Thursday night’s jam-packed meeting in the Crystal Coast Civic Center, in which county commissioners voted unanimously to impose a moratorium on the issuance of permits for wind energy facilities, showed overwhelming opposition to such projects here.
The issue is a proposal by Texas-based Torch Renewable Energy LLC to erect 40 industrial wind turbines 492.1 feet high and a solar panel farm on 50-75 acres between Little Deep Creek and Little Deep Road near Newport.
For Carteret County and eastern North Carolina, two issues are paramount. First is the future of the Cherry Point Marine Corps Air Base, a Marine Corps bastion of national defense and the major employer in eastern North Carolina.
Second is quality of life in Carteret County and its neighbors.
As we’ve stated before, were the airspace surrounding the Cherry Point Marine Corps Air Base to be endangered by the wind turbines, it would make the base a likely candidate for base closure as a casualty of BRAC. The nation’s national defense notwithstanding, at an annual loss of $2 billion, eastern North Carolina would be devastated.
Other studies regarding the erection of industrial wind turbines in Carteret County conservatively peg tourism and agricultural losses at $13 million, plus a loss of more than 100 jobs.

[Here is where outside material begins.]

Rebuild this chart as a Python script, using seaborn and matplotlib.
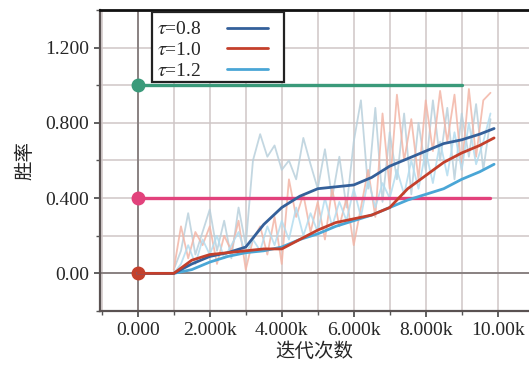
import numpy as np
import pandas as pd
import matplotlib
matplotlib.use("Agg")
import matplotlib.pyplot as plt
from matplotlib.patches import Rectangle
import seaborn as sns

# smoothed curves
steps_smooth = [0, 500, 1000, 1500, 2000, 2500, 3000, 3500, 4000, 4500, 5000,
                5500, 6000, 6500, 7000, 7500, 8000, 8500, 9000, 9500, 9900]
smooth_08 = [0, 0, 0, 0.05, 0.09, 0.11, 0.14, 0.26, 0.35, 0.41, 0.45,
             0.46, 0.47, 0.51, 0.57, 0.61, 0.65, 0.69, 0.71, 0.74, 0.77]
smooth_10 = [0, 0, 0, 0.07, 0.10, 0.11, 0.12, 0.13, 0.13, 0.18, 0.23,
             0.27, 0.29, 0.31, 0.35, 0.45, 0.52, 0.59, 0.64, 0.68, 0.72]
smooth_12 = [0, 0, 0, 0.02, 0.06, 0.09, 0.11, 0.12, 0.14, 0.18, 0.21,
             0.25, 0.28, 0.31, 0.35, 0.39, 0.42, 0.45, 0.50, 0.54, 0.58]

# raw (unsmoothed) curves
steps_raw = list(range(1000, 10000, 200))
raw_08 = [0.02, 0.12, 0.32, 0.10, 0.22, 0.34, 0.12, 0.28, 0.08, 0.35,
          0.15, 0.60, 0.74, 0.62, 0.68, 0.55, 0.60, 0.50, 0.72, 0.58,
          0.45, 0.66, 0.40, 0.62, 0.35, 0.70, 0.92, 0.45, 0.88, 0.38,
          0.75, 0.50, 0.85, 0.42, 0.80, 0.55, 0.92, 0.60, 0.88, 0.50,
          0.85, 0.62, 0.90, 0.55, 0.82]
raw_10 = [0.02, 0.25, 0.08, 0.22, 0.15, 0.25, 0.05, 0.20, 0.12, 0.28,
          0.02, 0.18, 0.25, 0.10, 0.30, 0.05, 0.50, 0.30, 0.42, 0.22,
          0.38, 0.18, 0.45, 0.25, 0.40, 0.15, 0.35, 0.55, 0.30, 0.85,
          0.45, 0.95, 0.60, 0.82, 0.50, 0.92, 0.65, 0.97, 0.70, 0.95,
          0.55, 0.98, 0.62, 0.92, 0.96]
raw_12 = [0.00, 0.05, 0.15, 0.05, 0.18, 0.10, 0.20, 0.08, 0.15, 0.22,
          0.10, 0.18, 0.12, 0.25, 0.15, 0.28, 0.18, 0.35, 0.20, 0.32,
          0.22, 0.40, 0.25, 0.38, 0.28, 0.45, 0.30, 0.50, 0.35, 0.48,
          0.40, 0.55, 0.42, 0.60, 0.45, 0.65, 0.48, 0.70, 0.52, 0.75,
          0.55, 0.80, 0.58, 0.70, 0.85]

labels = [r"$\tau$=0.8", r"$\tau$=1.0", r"$\tau$=1.2"]
colors = ["#34609a", "#c4402c", "#4aa6d6"]
raw_colors = ["#b9d0dc", "#f3b5a6", "#b3dcef"]

# reference levels: (value, end step, colour)
ref_levels = [1.0, 0.4, 0.0]
ref_ends = [9000, 9800, 0]
ref_colors = ["#3a9a7a", "#e2427c", "#c4402c"]

yticks = [0.0, 0.4, 0.8, 1.2]
ytick_labels = ["0.00", "0.400", "0.800", "1.200"]
xticks = [0, 2000, 4000, 6000, 8000, 10000]
xtick_labels = ["0.000", "2.000k", "4.000k", "6.000k", "8.000k", "10.00k"]

sns.set_style("whitegrid")
plt.rcParams["font.family"] = ["Liberation Serif", "DejaVu Serif"]
plt.rcParams["mathtext.fontset"] = "stix"

fig = plt.figure(figsize=(5.29, 3.65), dpi=100)
ax = fig.add_axes([100 / 529, 54 / 365, 429 / 529, 301 / 365])

df_raw = pd.DataFrame({
    "step": steps_raw * 3,
    "rate": raw_08 + raw_10 + raw_12,
    "tau": [labels[0]] * len(steps_raw) + [labels[1]] * len(steps_raw) + [labels[2]] * len(steps_raw),
})
df_smooth = pd.DataFrame({
    "step": steps_smooth * 3,
    "rate": smooth_08 + smooth_10 + smooth_12,
    "tau": [labels[0]] * len(steps_smooth) + [labels[1]] * len(steps_smooth) + [labels[2]] * len(steps_smooth),
})

ax.axhline(0, color="#8a8282", lw=1.4, zorder=1)
ax.axvline(0, color="#8a8282", lw=1.4, zorder=1)

sns.lineplot(data=df_raw, x="step", y="rate", hue="tau", palette=dict(zip(labels, raw_colors)),
             lw=1.3, alpha=0.85, legend=False, ax=ax, zorder=2)

# reference lines with a dot at the start
for lvl, end, c in zip(ref_levels, ref_ends, ref_colors):
    ax.plot([0, end], [lvl, lvl], color=c, lw=2.4, marker="o", ms=9, markevery=[0], zorder=3)

# draw τ=1.2 first so τ=1.0 sits on top like the original
order = [labels[2], labels[0], labels[1]]
for lab in order:
    sub = df_smooth[df_smooth["tau"] == lab]
    sns.lineplot(data=sub, x="step", y="rate", color=colors[labels.index(lab)], lw=2.0,
                 ax=ax, zorder=4, label=lab)

ax.set_xlim(-1050, 10870)
ax.set_ylim(-0.2, 1.4)
ax.set_xticks(np.arange(-1000, 11000, 1000), minor=True)
ax.set_yticks(np.arange(-0.2, 1.41, 0.2), minor=True)
ax.set_xticks(xticks)
ax.set_xticklabels(xtick_labels)
ax.set_yticks(yticks)
ax.set_yticklabels(ytick_labels)
ax.grid(which="both", color="#cfc6c6", lw=1.1)
ax.tick_params(axis="both", which="major", labelsize=14, length=4, width=1.2,
               direction="out", color="#444444", pad=4, bottom=True, left=True)
ax.tick_params(axis="both", which="minor", length=3, width=1.0, direction="out",
               color="#555555", bottom=True, left=True)

for side in ["left", "bottom"]:
    ax.spines[side].set_color("#5a5252")
    ax.spines[side].set_linewidth(1.6)
ax.spines["top"].set_color("#111111")
ax.spines["top"].set_linewidth(2.0)
ax.spines["right"].set_visible(False)

ax.set_xlabel("迭代次数", family=["Noto Sans CJK SC"], fontsize=14, labelpad=1)
ax.set_ylabel("胜率", family=["Noto Sans CJK SC"], fontsize=14, labelpad=7)

# legend box is wider than its content in the original, so draw the frame separately
frame = Rectangle((0.1212, 0.7608), 0.3077, 0.2326, transform=ax.transAxes,
                  facecolor="white", edgecolor="#222222", lw=1.6, zorder=9)
ax.add_patch(frame)

handles, labs = ax.get_legend_handles_labels()
hmap = dict(zip(labs, handles))
leg = ax.legend([hmap[l] for l in labels], labels, loc="upper left",
                bbox_to_anchor=(0.112, 0.9934), markerfirst=False, fontsize=14,
                frameon=False, borderpad=0.45, labelspacing=0.16, handlelength=2.1,
                handletextpad=1.3, borderaxespad=0)
leg.set_zorder(10)

fig.savefig("out.png", dpi=100)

There would also be a net tax loss for the county and Newport as property near the turbines would depreciate, as would the resale value of homes near the turbines.

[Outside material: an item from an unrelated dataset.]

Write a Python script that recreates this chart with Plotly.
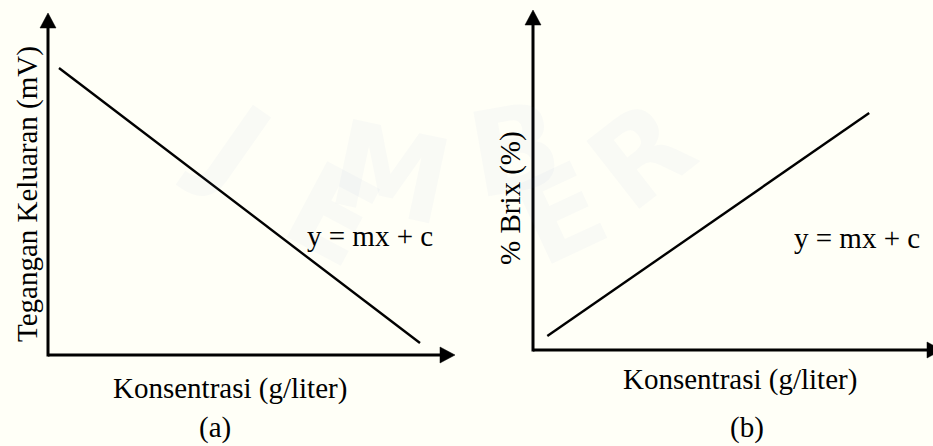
import plotly.graph_objects as go

# ---- schematic data (arbitrary units) ----
konsentrasi_a = [0.27, 9.14]
tegangan_a = [8.39, 0.35]
konsentrasi_b = [0.35, 8.22]
brix_b = [0.41, 6.97]

x_title = "Konsentrasi (g/liter)"
y_title_a = "Tegangan Keluaran (mV)"
y_title_b = "% Brix (%)"
equation = "y = mx + c"
panel_tags = ["(a)", "(b)"]
watermark_letters = ["J", "E", "M", "B", "E", "R"]

# ---- page geometry (pixels) ----
W, H = 933, 446
SERIF = "Liberation Serif, Times New Roman, serif"
FS = 29
INK = "#000000"
BG = "#fffff7"


def px(x):
    return x / W


def py(y):
    return 1 - y / H


# panel boxes: origin of axes and arrow tips in page pixels
panel_a = dict(ox=48, oy=355, xtip=455, ytip=13)
panel_b = dict(ox=533, oy=350, xtip=942, ytip=10)
HEAD_LEN, HEAD_HALF = 15, 8

fig = go.Figure()

# line traces on each panel's own axes
fig.add_trace(go.Scatter(x=konsentrasi_a, y=tegangan_a, mode="lines",
                         line=dict(color=INK, width=2.4),
                         xaxis="x", yaxis="y", hoverinfo="skip"))
fig.add_trace(go.Scatter(x=konsentrasi_b, y=brix_b, mode="lines",
                         line=dict(color=INK, width=2.4),
                         xaxis="x2", yaxis="y2", hoverinfo="skip"))


def axes_for(p, right_edge):
    xd0 = px(p["ox"])
    xd1 = min(px(right_edge), 1.0)
    xr = (min(right_edge, W) - p["ox"]) / (p["xtip"] - p["ox"]) * 10
    yd0 = py(p["oy"])
    yd1 = py(p["ytip"])
    xa = dict(domain=[xd0, xd1], range=[0, xr], showgrid=False,
              zeroline=False, showticklabels=False, ticks="",
              showline=False, fixedrange=True)
    ya = dict(domain=[yd0, yd1], range=[0, 10], showgrid=False,
              zeroline=False, showticklabels=False, ticks="",
              showline=False, fixedrange=True)
    return xa, ya


xa1, ya1 = axes_for(panel_a, panel_a["xtip"])
xa2, ya2 = axes_for(panel_b, panel_b["xtip"])
ya1["anchor"] = "x"
xa1["anchor"] = "y"
xa2["anchor"] = "y2"
ya2["anchor"] = "x2"

shapes = []
for p in (panel_a, panel_b):
    # axis lines
    shapes.append(dict(type="line", xref="paper", yref="paper",
                       x0=px(p["ox"]), y0=py(p["oy"]),
                       x1=px(p["xtip"] - HEAD_LEN + 2), y1=py(p["oy"]),
                       line=dict(color=INK, width=3)))
    shapes.append(dict(type="line", xref="paper", yref="paper",
                       x0=px(p["ox"]), y0=py(p["oy"] + 1.5),
                       x1=px(p["ox"]), y1=py(p["ytip"] + HEAD_LEN - 2),
                       line=dict(color=INK, width=3)))
    # arrow heads
    tx, ty = p["xtip"], p["oy"]
    shapes.append(dict(type="path", xref="paper", yref="paper",
                       path=f"M {px(tx)},{py(ty)} L {px(tx - HEAD_LEN)},{py(ty - HEAD_HALF)} "
                            f"L {px(tx - HEAD_LEN)},{py(ty + HEAD_HALF)} Z",
                       fillcolor=INK, line=dict(color=INK, width=0.5)))
    tx, ty = p["ox"], p["ytip"]
    shapes.append(dict(type="path", xref="paper", yref="paper",
                       path=f"M {px(tx)},{py(ty)} L {px(tx - HEAD_HALF)},{py(ty + HEAD_LEN)} "
                            f"L {px(tx + HEAD_HALF)},{py(ty + HEAD_LEN)} Z",
                       fillcolor=INK, line=dict(color=INK, width=0.5)))

annotations = []

# faint watermark lettering along an arc
wm_pos = [(170, 72, 35), (262, 132, 28), (390, 173, 12),
          (515, 150, -10), (630, 132, -25), (723, 70, -38)]
for ch, (x, y, ang) in zip(watermark_letters, wm_pos):
    annotations.append(dict(text=ch, x=px(x), y=py(y), xref="paper", yref="paper",
                            showarrow=False, textangle=ang,
                            font=dict(family="DejaVu Sans", size=118, weight=700,
                                      color="rgba(100,120,200,0.04)")))


def label(text, x, y, angle=0):
    annotations.append(dict(text=text, x=px(x), y=py(y), xref="paper", yref="paper",
                            showarrow=False, textangle=angle, borderpad=0,
                            xanchor="center", yanchor="middle",
                            font=dict(family=SERIF, size=FS, color=INK)))


label(y_title_a, 28, 194, -90)
label(x_title, 230, 388)
label(equation, 370, 236)
label(panel_tags[0], 215, 427)

label(y_title_b, 511, 198, -90)
label(x_title, 740, 379)
label(equation, 857, 238)
label(panel_tags[1], 747, 427)

fig.update_layout(
    width=W, height=H,
    margin=dict(l=0, r=0, t=0, b=0),
    paper_bgcolor=BG, plot_bgcolor="rgba(0,0,0,0)",
    showlegend=False,
    xaxis=xa1, yaxis=ya1, xaxis2=xa2, yaxis2=ya2,
    shapes=shapes, annotations=annotations,
)

fig.write_html("out.html", config={"displayModeBar": False})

None of these scenarios are in the best interest of Carteret County or eastern North Carolina.
In Thursday’s meeting, Rocky Ray, vice president of development for Torch, said the company is negotiating with Cherry Point officials to mitigate any possible airspace encroachment.

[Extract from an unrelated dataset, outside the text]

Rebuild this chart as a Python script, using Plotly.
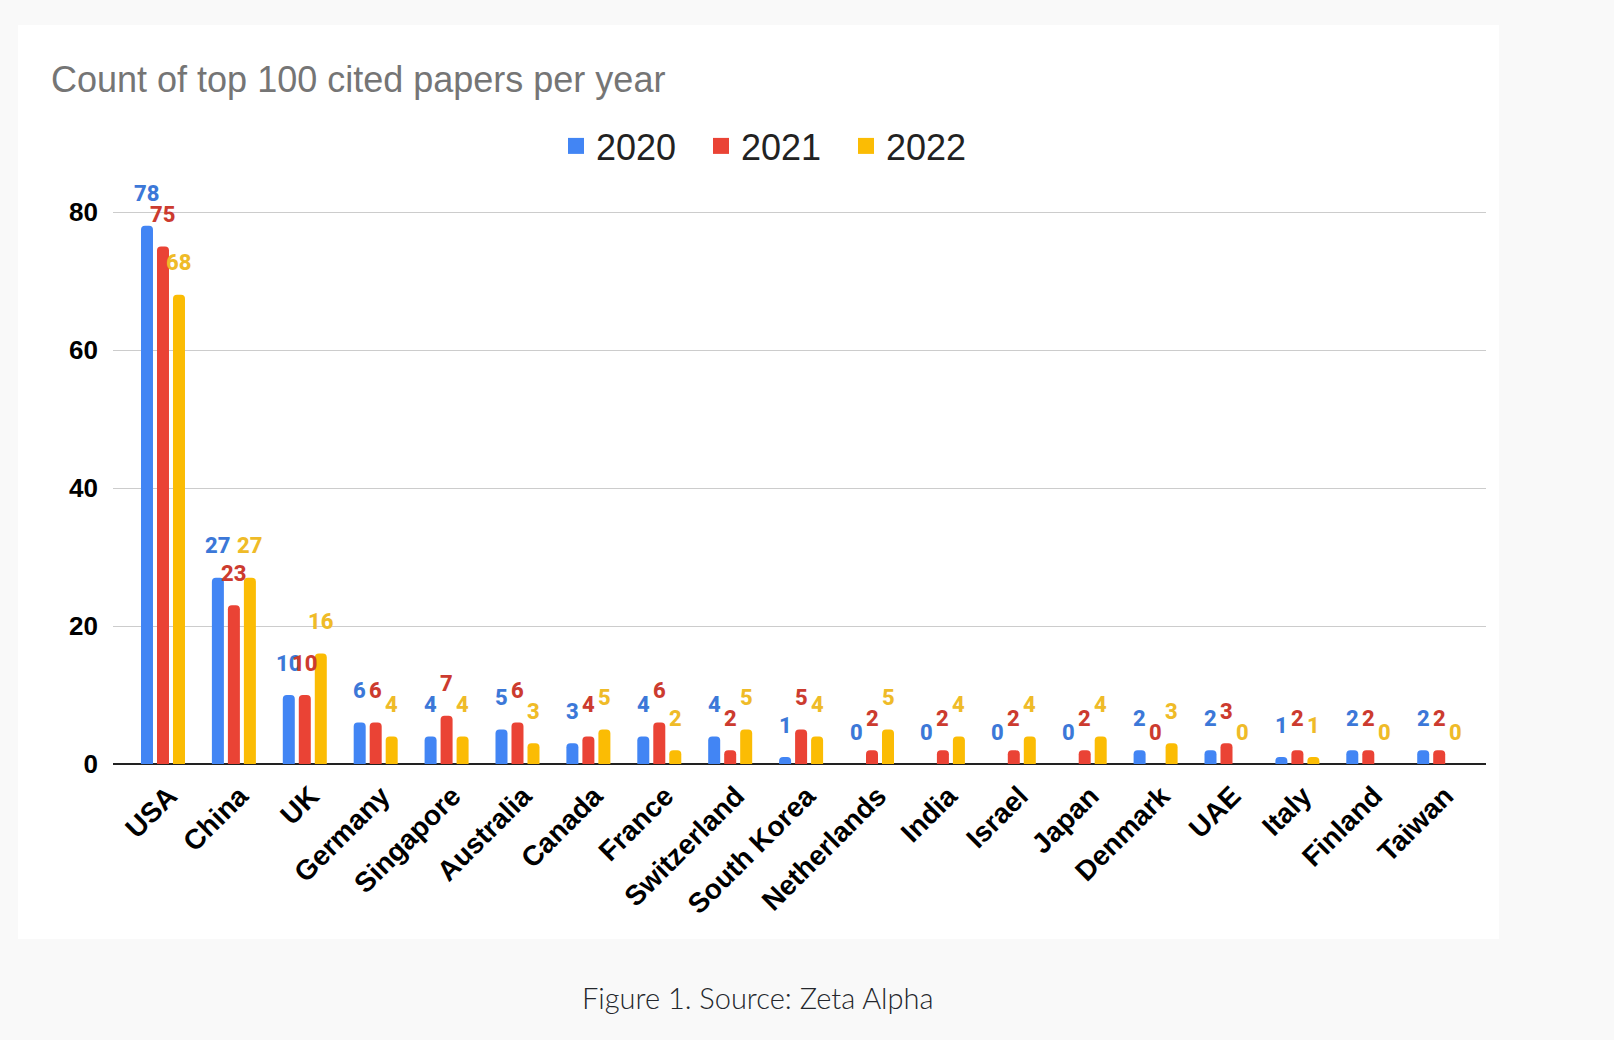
import plotly.graph_objects as go

countries = ["USA", "China", "UK", "Germany", "Singapore", "Australia", "Canada",
             "France", "Switzerland", "South Korea", "Netherlands", "India", "Israel",
             "Japan", "Denmark", "UAE", "Italy", "Finland", "Taiwan"]
y2020 = [78, 27, 10, 6, 4, 5, 3, 4, 4, 1, 0, 0, 0, 0, 2, 2, 1, 2, 2]
y2021 = [75, 23, 10, 6, 7, 6, 4, 6, 2, 5, 2, 2, 2, 2, 0, 3, 2, 2, 2]
y2022 = [68, 27, 16, 4, 4, 3, 5, 2, 5, 4, 5, 4, 4, 4, 3, 0, 1, 0, 0]
years = ["2020", "2021", "2022"]
y_ticks = [0, 20, 40, 60, 80]
title_text = "Count of top 100 cited papers per year"
caption_text = "Figure 1. Source: Zeta Alpha"

series = [y2020, y2021, y2022]
bar_colors = ["#4285F4", "#EA4335", "#FBBC04"]
label_colors = ["#3c78d8", "#cc3b2f", "#efbb28"]

W, H = 1614, 1040
L, R, T, B = 113, 128, 211, 276
BARGAP = 0.323


def px_x(px):
    return (px - L) / (W - L - R)


def px_y(py):
    return (H - B - py) / (H - T - B)


fig = go.Figure()
n = len(series)
for j, (name, vals, col) in enumerate(zip(years, series, bar_colors)):
    fig.add_trace(go.Bar(x=countries, y=vals, name=name, marker_color=col,
                         marker_line_width=0, showlegend=False, hoverinfo="x+y+name"))
    fig.add_trace(go.Scatter(x=[None], y=[None], mode="markers", name=name,
                             marker=dict(symbol="square", size=16, color=col),
                             showlegend=True))

annotations = []
slot = (1 - BARGAP) / n
for j, vals in enumerate(series):
    for i, v in enumerate(vals):
        annotations.append(dict(
            x=i + (j - (n - 1) / 2) * slot, y=v, xref="x", yref="y",
            text=str(v), showarrow=False, yanchor="middle", xanchor="center",
            yshift=32,
            font=dict(family="Roboto", size=22, color=label_colors[j], weight=800)))

annotations.append(dict(
    x=px_x(757), y=px_y(997), xref="paper", yref="paper", text=caption_text,
    showarrow=False, xanchor="center", yanchor="middle",
    font=dict(family="Lato", size=29, color="#24272c", weight=300)))

fig.update_layout(
    width=W, height=H,
    margin=dict(l=L, r=R, t=T, b=B, pad=0),
    paper_bgcolor="#f9f9f9",
    plot_bgcolor="white",
    barmode="group", bargap=BARGAP, bargroupgap=0.25, barcornerradius=4,
    title=dict(text=title_text, x=51 / W, xanchor="left", xref="container",
               y=1 - 79 / H, yanchor="middle", yref="container",
               font=dict(family="Liberation Sans, Arial", size=36, color="#757575")),
    legend=dict(orientation="h", xref="container", yref="container",
                x=556 / W, xanchor="left", y=1 - 146 / H, yanchor="middle",
                font=dict(family="Liberation Sans, Arial", size=36, color="#222222"),
                bgcolor="rgba(0,0,0,0)", entrywidth=100),
    xaxis=dict(type="category", range=[-0.705, 18.66], tickangle=-45,
               tickfont=dict(family="Liberation Sans, Arial", size=28, color="black", weight=700),
               showgrid=False, ticks="", showline=False, fixedrange=True,
               ticklabelstandoff=9, ticklabelshift=6),
    yaxis=dict(range=[0, 80.15], tickvals=y_ticks, showgrid=True, gridcolor="#cccccc",
               gridwidth=1, zeroline=True, zerolinecolor="#222222", zerolinewidth=2,
               tickfont=dict(family="Liberation Sans, Arial", size=26, color="black", weight=700),
               ticks="", ticklabelstandoff=14, fixedrange=True),
    annotations=annotations,
    shapes=[dict(type="rect", xref="paper", yref="paper", layer="below",
                 x0=px_x(18), x1=px_x(1499), y0=px_y(939), y1=px_y(25),
                 fillcolor="white", line_width=0)],
)

fig.write_html("out.html")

Mitigating defined means to make the process, or the issue at hand, less grievous or less bad, which is far from being solved or fixed.
Military spokesmen have made it very clear that mitigated issues will be a negative score during a BRAC evaluation, and when the Pentagon is told to reduce spending by $50 billion annually a possible mitigation would be to close Cherry Point.
Couple this with President Obama’s push for renewable energy and his penchant to reward states that voted for him (North Carolina gave Gov. Romney 51% of its vote in 2013), and it’s clear that the future of Cherry Point isn’t set in concrete. Industrial wind turbines infringing on its airspace make it precarious.
Those who think this isn’t possible are smoking what is now legal in Colorado.
Carteret County’s elected officials, as well as North Carolina’s, must comprehend the gravity of what is proposed and the damage it would do to the state and nation and stop it.